▶ [REQUIRED TASK] Transcribe the listing exactly, leaving out every picture.

▶ [SOURCE MATERIAL]
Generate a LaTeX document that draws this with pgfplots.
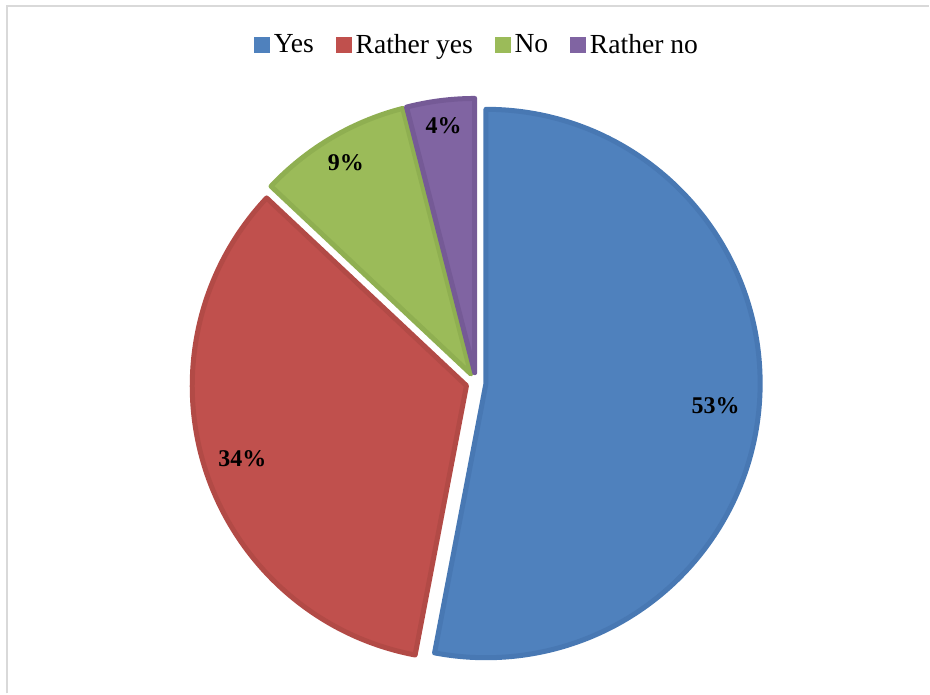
\documentclass[border=0pt]{standalone}
\usepackage{pgfplots}
\pgfplotsset{compat=1.18}
\usepackage{pgfplotstable}
\usepackage{fontspec}
\setmainfont{Liberation Serif}

\definecolor{slice0}{HTML}{4F81BD}
\definecolor{slice1}{HTML}{C0504D}
\definecolor{slice2}{HTML}{9BBB59}
\definecolor{slice3}{HTML}{8064A2}
\definecolor{edge0}{HTML}{4878B3}
\definecolor{edge1}{HTML}{B24A46}
\definecolor{edge2}{HTML}{8FAF51}
\definecolor{edge3}{HTML}{755A96}
\definecolor{framegray}{HTML}{D9D9D9}

\pgfplotstableread{
label value lr
Yes 53 231
RatherYes 34 236
No 9 246
RatherNo 4 249
}\piedata

\def\cx{476.5}
\def\cy{311}
\def\R{274.5}
\def\ex{10}

\gdef\cum{0}
\pgfplotsforeachungrouped \i in {0,...,3}{%
  \pgfplotstablegetelem{\i}{value}\of\piedata \let\v\pgfplotsretval
  \pgfplotstablegetelem{\i}{lr}\of\piedata \let\lr\pgfplotsretval
  \pgfmathsetmacro\tA{\cum*3.6}%
  \pgfmathsetmacro\tB{(\cum+\v)*3.6}%
  \pgfmathsetmacro\pA{90-\tA}%
  \pgfmathsetmacro\pB{90-\tB}%
  \pgfmathsetmacro\pM{90-(\tA+\tB)/2}%
  \pgfmathsetmacro\ax{\cx+\ex*cos(\pM)}%
  \pgfmathsetmacro\ay{\cy+\ex*sin(\pM)}%
  \pgfmathsetmacro\sx{\ax+\R*cos(\pA)}%
  \pgfmathsetmacro\sy{\ay+\R*sin(\pA)}%
  \pgfmathsetmacro\lx{\ax+\lr*cos(\pM)}%
  \pgfmathsetmacro\ly{\ay+\lr*sin(\pM)}%
  \expandafter\xdef\csname pA\i\endcsname{\pA}%
  \expandafter\xdef\csname pB\i\endcsname{\pB}%
  \expandafter\xdef\csname ax\i\endcsname{\ax}%
  \expandafter\xdef\csname ay\i\endcsname{\ay}%
  \expandafter\xdef\csname sx\i\endcsname{\sx}%
  \expandafter\xdef\csname sy\i\endcsname{\sy}%
  \expandafter\xdef\csname lx\i\endcsname{\lx}%
  \expandafter\xdef\csname ly\i\endcsname{\ly}%
  \expandafter\xdef\csname val\i\endcsname{\v}%
  \pgfmathsetmacro\newcum{\cum+\v}%
  \xdef\cum{\newcum}%
}

\begin{document}
\begin{tikzpicture}
\begin{axis}[
  scale only axis,
  width=465pt, height=347pt,
  xmin=0, xmax=930, ymin=0, ymax=694,
  hide axis, clip=false,
  legend columns=-1,
  legend style={
    at={(0.5145,0.935)}, anchor=center, draw=none, fill=none,
    font=\fontsize{13.8}{16}\selectfont,
    /tikz/every even column/.append style={column sep=9pt},
    inner sep=0pt,
  },
  legend cell align=left,
]
\path (axis cs:0,0) rectangle (axis cs:930,694);
\draw[framegray, line width=1pt] (axis cs:7,0) -- (axis cs:7,688) -- (axis cs:930,688);
\pgfplotsinvokeforeach{0,...,3}{%
  \draw[fill=slice#1, draw=edge#1, line width=2.5pt, line join=round]
    (axis cs:\csname ax#1\endcsname,\csname ay#1\endcsname)
    -- (axis cs:\csname sx#1\endcsname,\csname sy#1\endcsname)
    arc[start angle=\csname pA#1\endcsname, end angle=\csname pB#1\endcsname, radius=137.25pt]
    -- cycle;
}
\pgfplotsinvokeforeach{0,...,3}{%
  \node[font=\fontsize{12}{14}\selectfont\bfseries, inner sep=0pt]
    at (axis cs:\csname lx#1\endcsname,\csname ly#1\endcsname) {\csname val#1\endcsname\%};
}
\addlegendimage{legend image code/.code={\fill[slice0] (0pt,-3.75pt) rectangle (7.5pt,3.75pt);}}
\addlegendentry{Yes}
\addlegendimage{legend image code/.code={\fill[slice1] (0pt,-3.75pt) rectangle (7.5pt,3.75pt);}}
\addlegendentry{Rather yes}
\addlegendimage{legend image code/.code={\fill[slice2] (0pt,-3.75pt) rectangle (7.5pt,3.75pt);}}
\addlegendentry{No}
\addlegendimage{legend image code/.code={\fill[slice3] (0pt,-3.75pt) rectangle (7.5pt,3.75pt);}}
\addlegendentry{Rather no}
\end{axis}
\end{tikzpicture}
\end{document}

▶ [FULL ANSWER]
Generate a LaTeX document that draws this with pgfplots.
\documentclass[border=0pt]{standalone}
\usepackage{pgfplots}
\pgfplotsset{compat=1.18}
\usepackage{pgfplotstable}
\usepackage{fontspec}
\setmainfont{Liberation Serif}

\definecolor{slice0}{HTML}{4F81BD}
\definecolor{slice1}{HTML}{C0504D}
\definecolor{slice2}{HTML}{9BBB59}
\definecolor{slice3}{HTML}{8064A2}
\definecolor{edge0}{HTML}{4878B3}
\definecolor{edge1}{HTML}{B24A46}
\definecolor{edge2}{HTML}{8FAF51}
\definecolor{edge3}{HTML}{755A96}
\definecolor{framegray}{HTML}{D9D9D9}

\pgfplotstableread{
label value lr
Yes 53 231
RatherYes 34 236
No 9 246
RatherNo 4 249
}\piedata

\def\cx{476.5}
\def\cy{311}
\def\R{274.5}
\def\ex{10}

\gdef\cum{0}
\pgfplotsforeachungrouped \i in {0,...,3}{%
  \pgfplotstablegetelem{\i}{value}\of\piedata \let\v\pgfplotsretval
  \pgfplotstablegetelem{\i}{lr}\of\piedata \let\lr\pgfplotsretval
  \pgfmathsetmacro\tA{\cum*3.6}%
  \pgfmathsetmacro\tB{(\cum+\v)*3.6}%
  \pgfmathsetmacro\pA{90-\tA}%
  \pgfmathsetmacro\pB{90-\tB}%
  \pgfmathsetmacro\pM{90-(\tA+\tB)/2}%
  \pgfmathsetmacro\ax{\cx+\ex*cos(\pM)}%
  \pgfmathsetmacro\ay{\cy+\ex*sin(\pM)}%
  \pgfmathsetmacro\sx{\ax+\R*cos(\pA)}%
  \pgfmathsetmacro\sy{\ay+\R*sin(\pA)}%
  \pgfmathsetmacro\lx{\ax+\lr*cos(\pM)}%
  \pgfmathsetmacro\ly{\ay+\lr*sin(\pM)}%
  \expandafter\xdef\csname pA\i\endcsname{\pA}%
  \expandafter\xdef\csname pB\i\endcsname{\pB}%
  \expandafter\xdef\csname ax\i\endcsname{\ax}%
  \expandafter\xdef\csname ay\i\endcsname{\ay}%
  \expandafter\xdef\csname sx\i\endcsname{\sx}%
  \expandafter\xdef\csname sy\i\endcsname{\sy}%
  \expandafter\xdef\csname lx\i\endcsname{\lx}%
  \expandafter\xdef\csname ly\i\endcsname{\ly}%
  \expandafter\xdef\csname val\i\endcsname{\v}%
  \pgfmathsetmacro\newcum{\cum+\v}%
  \xdef\cum{\newcum}%
}

\begin{document}
\begin{tikzpicture}
\begin{axis}[
  scale only axis,
  width=465pt, height=347pt,
  xmin=0, xmax=930, ymin=0, ymax=694,
  hide axis, clip=false,
  legend columns=-1,
  legend style={
    at={(0.5145,0.935)}, anchor=center, draw=none, fill=none,
    font=\fontsize{13.8}{16}\selectfont,
    /tikz/every even column/.append style={column sep=9pt},
    inner sep=0pt,
  },
  legend cell align=left,
]
\path (axis cs:0,0) rectangle (axis cs:930,694);
\draw[framegray, line width=1pt] (axis cs:7,0) -- (axis cs:7,688) -- (axis cs:930,688);
\pgfplotsinvokeforeach{0,...,3}{%
  \draw[fill=slice#1, draw=edge#1, line width=2.5pt, line join=round]
    (axis cs:\csname ax#1\endcsname,\csname ay#1\endcsname)
    -- (axis cs:\csname sx#1\endcsname,\csname sy#1\endcsname)
    arc[start angle=\csname pA#1\endcsname, end angle=\csname pB#1\endcsname, radius=137.25pt]
    -- cycle;
}
\pgfplotsinvokeforeach{0,...,3}{%
  \node[font=\fontsize{12}{14}\selectfont\bfseries, inner sep=0pt]
    at (axis cs:\csname lx#1\endcsname,\csname ly#1\endcsname) {\csname val#1\endcsname\%};
}
\addlegendimage{legend image code/.code={\fill[slice0] (0pt,-3.75pt) rectangle (7.5pt,3.75pt);}}
\addlegendentry{Yes}
\addlegendimage{legend image code/.code={\fill[slice1] (0pt,-3.75pt) rectangle (7.5pt,3.75pt);}}
\addlegendentry{Rather yes}
\addlegendimage{legend image code/.code={\fill[slice2] (0pt,-3.75pt) rectangle (7.5pt,3.75pt);}}
\addlegendentry{No}
\addlegendimage{legend image code/.code={\fill[slice3] (0pt,-3.75pt) rectangle (7.5pt,3.75pt);}}
\addlegendentry{Rather no}
\end{axis}
\end{tikzpicture}
\end{document}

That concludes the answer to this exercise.